• Data provided:
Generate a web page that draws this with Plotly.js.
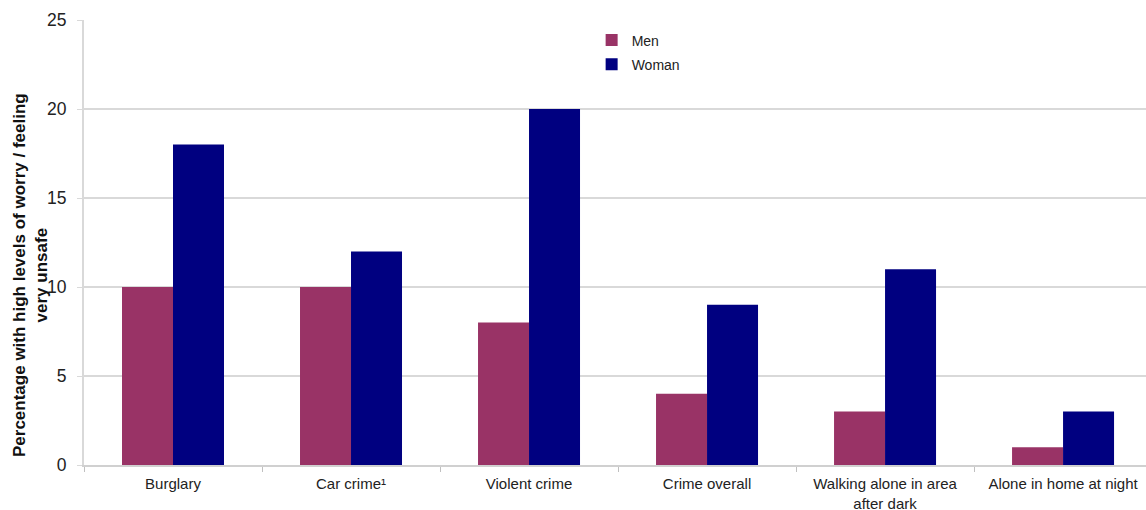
<!DOCTYPE html>
<html>
<head>
<meta charset="utf-8">
<script src="https://cdn.plot.ly/plotly-3.0.1.min.js"></script>
<style>html,body{margin:0;padding:0;background:#fff;}#chart{width:1146px;height:510px;}</style>
</head>
<body>
<div id="chart"></div>
<script>
const categories = ["Burglary", "Car crime¹", "Violent crime", "Crime overall", "Walking alone in area<br>after dark", "Alone in home at night"];
const menValues = [10, 10, 8, 4, 3, 1];
const womanValues = [18, 12, 20, 9, 11, 3];
const yTicks = [0, 5, 10, 15, 20, 25];

const traces = [
  {type: "bar", name: "Men", x: categories, y: menValues, marker: {color: "#993366"}, legendgroup: "a"},
  {type: "bar", name: "Woman", x: categories, y: womanValues, marker: {color: "#000080"}, legendgroup: "b"}
];

const layout = {
  width: 1146, height: 510,
  margin: {l: 84, r: 0, t: 20, b: 45},
  paper_bgcolor: "#fff", plot_bgcolor: "#fff",
  font: {family: "Liberation Sans, Arial, sans-serif", color: "#222", size: 14},
  barmode: "group", bargap: 0.427, bargroupgap: 0,
  xaxis: {
    type: "category", range: [-0.5, 5.466],
    showgrid: false, showline: true, linecolor: "#d0d0d0", linewidth: 2,
    ticks: "outside", tickson: "boundaries", ticklen: 5, tickcolor: "#c0c0c0",
    ticklabelstandoff: 4,
    tickfont: {size: 15, color: "#222"}
  },
  yaxis: {
    range: [0, 25], tickvals: yTicks, showgrid: true, gridcolor: "#d9d9d9", gridwidth: 2,
    showline: true, linecolor: "#d9d9d9", linewidth: 2, zeroline: false,
    ticks: "outside", ticklen: 5, tickcolor: "#d9d9d9",
    ticklabelstandoff: 7,
    tickfont: {size: 17.5, color: "#222"}
  },
  showlegend: true,
  legend: {x: 0.478, y: 0.99, xanchor: "left", yanchor: "top", bgcolor: "rgba(0,0,0,0)",
    font: {size: 14, color: "#222"}, tracegroupgap: 3, itemwidth: 30},
  annotations: [{
    text: "<b>Percentage with high levels of worry / feeling<br>very unsafe</b>",
    xref: "paper", yref: "paper", x: (30 - 84) / 1062, y: (465 - 275) / 445,
    xanchor: "center", yanchor: "middle", textangle: -90, showarrow: false,
    font: {size: 17, color: "#111"}
  }]
};

Plotly.newPlot("chart", traces, layout, {displayModeBar: false, staticPlot: true});
</script>
</body>
</html>
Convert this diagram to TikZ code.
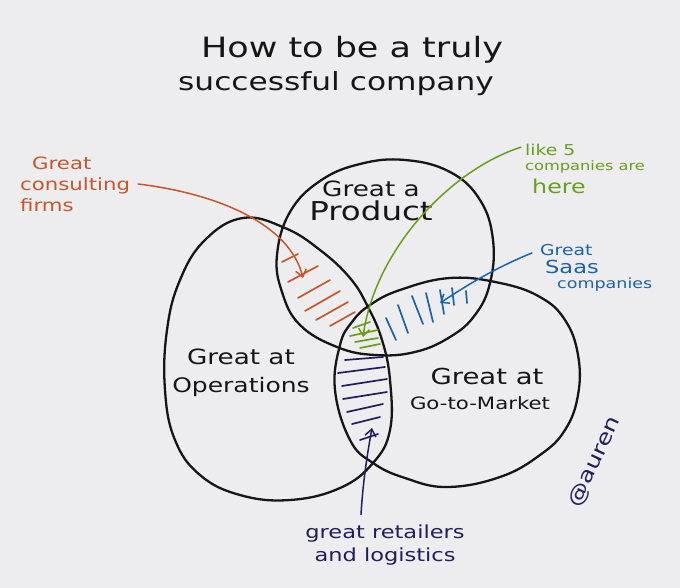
\documentclass[tikz,border=0pt]{standalone}
\usepackage{fontspec}
\newfontfamily\hand[FakeStretch=1.25]{DejaVu Sans}
\usetikzlibrary{arrows.meta,calc}
\definecolor{paper}{RGB}{237,237,239}
\definecolor{inkorange}{RGB}{196,88,42}
\definecolor{inkgreen}{RGB}{104,158,28}
\definecolor{inkblue}{RGB}{28,98,168}
\definecolor{inknavy}{RGB}{32,30,92}
\definecolor{ink}{RGB}{22,22,22}
\newcommand{\fsz}[1]{\fontsize{#1}{#1}\selectfont}
\begin{document}
\begin{tikzpicture}[x=1pt,y=-1pt,
  venn/.style={draw=ink,line width=2.3pt},
  hatch/.style={line width=1.7pt,line cap=round},
  lbl/.style={inner sep=0pt},
  arr/.style={line width=1.5pt,line cap=round,-{Straight Barb[length=7pt,width=11pt]}},
  hw/.style={text=ink,inner sep=0pt}]
\fill[paper] (0,0) rectangle (680,588);
\useasboundingbox (0,0) rectangle (680,588);

% Title
\node[hw,font=\hand\fsz{28}] (title1) at (352,50) {How to be a truly};
\node[hw,font=\hand\fsz{25}] (title2) at (336,84) {successful company};

% Circles
\draw[venn] plot[smooth cycle,tension=0.7] coordinates {
  (405,160) (450,172) (480,200) (493,240) (490,283) (475,315) (450,337)
  (415,352) (375,355) (337,347) (300,325) (282,292) (277,255) (290,212)
  (320,181) (360,164)};
\draw[venn] plot[smooth cycle,tension=0.7] coordinates {
  (243,218) (285,228) (320,250) (350,278) (368,307) (382,340) (390,380)
  (390,430) (373,463) (340,488) (290,500) (240,495) (200,475) (175,440)
  (165,390) (167,330) (180,280) (205,240)};
\draw[venn] plot[smooth cycle,tension=0.7] coordinates {
  (335,390) (340,345) (352,322) (370,305) (400,290) (450,278) (500,283)
  (540,297) (565,320) (578,355) (578,395) (565,430) (540,455) (500,477)
  (447,487) (405,478) (373,463) (350,440)};

% Circle labels
\node[hw,align=center,font=\hand] (prod) at (371,201)
  {{\fsz{21}Great a}\\[3pt]{\fsz{26}Product}};
\node[hw,align=center,font=\hand] (ops) at (241,373)
  {{\fsz{21}Great at}\\[12pt]{\fsz{20}Operations}};
\node[hw,align=center,font=\hand] (gtm) at (480,389)
  {{\fsz{22}\hspace*{14pt}Great at}\\[10pt]{\fsz{17}Go-to-Market}};

% Hatching: orange (Product & Operations)
\draw[hatch,inkorange] (282,262)--(298,254) (288,282)--(318,266)
  (298,298)--(330,280) (305,311)--(340,291) (316,320)--(348,302)
  (330,326)--(355,312);
% green (all three)
\draw[hatch,inkgreen] (353,328)--(370,322) (350,336)--(378,330)
  (355,342)--(378,338) (360,348)--(380,344);
% blue (Product & GTM)
\draw[hatch,inkblue] (386,318)--(396,340) (398,305)--(408,333)
  (412,296)--(423,324) (426,293)--(433,322) (440,290)--(444,314)
  (452,288)--(454,305) (466,291)--(467,303);
% navy (Operations & GTM)
\draw[hatch,inknavy] (345,360)--(383,357) (338,373)--(385,367)
  (342,386)--(387,379) (343,399)--(387,392) (347,412)--(383,404)
  (352,424)--(380,417) (360,440)--(378,434);

% Side labels
\node[lbl,anchor=west,align=left,text=inkorange,font=\hand\fsz{17}] (cons) at (20,184)
  {\hspace*{12pt}Great\\[4pt]consulting\\[4pt]firms};
\node[lbl,anchor=west,align=left,text=inkgreen,font=\hand] (five) at (525,169)
  {{\fsz{15}like 5}\\[3pt]{\fsz{13}companies are}\\[5pt]\hspace*{7pt}{\fsz{19}here}};
\node[lbl,anchor=west,align=left,text=inkblue,font=\hand] (saas) at (540,268)
  {{\fsz{15}Great}\\[3pt]\hspace*{5pt}{\fsz{18}Saas}\\[3pt]\hspace*{17pt}{\fsz{14}companies}};
\node[lbl,align=center,text=inknavy,font=\hand\fsz{18}] (retail) at (385,545)
  {great retailers\\[5pt]and logistics};
\node[lbl,text=inknavy,font=\hand\fsz{20},rotate=65] (auren) at (595,462) {@auren};

% Arrow ends
\coordinate (oend) at (303,278);
\coordinate (gend) at (363,337);
\coordinate (bend) at (440,303);
\coordinate (nend) at (372,428);

% Arrows
\draw[arr,inkorange] ([xshift=8pt]cons.east) .. controls (220,194) and (290,225) .. (oend);
\draw[arr,inkgreen] ([xshift=-4pt]five.160) .. controls (450,170) and (375,250) .. (gend);
\draw[arr,inkblue] ([xshift=-8pt]saas.165) .. controls (490,270) and (460,290) .. (bend);
\draw[arr,inknavy] ([xshift=-24pt,yshift=10pt]retail.north) .. controls (363,480) and (368,450) .. (nend);
\end{tikzpicture}
\end{document}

• Problem: Report all lines of the material that contain the word "this".

• Exercise result:
Generate a web page that draws this with Plotly.js.
Convert this diagram to TikZ code.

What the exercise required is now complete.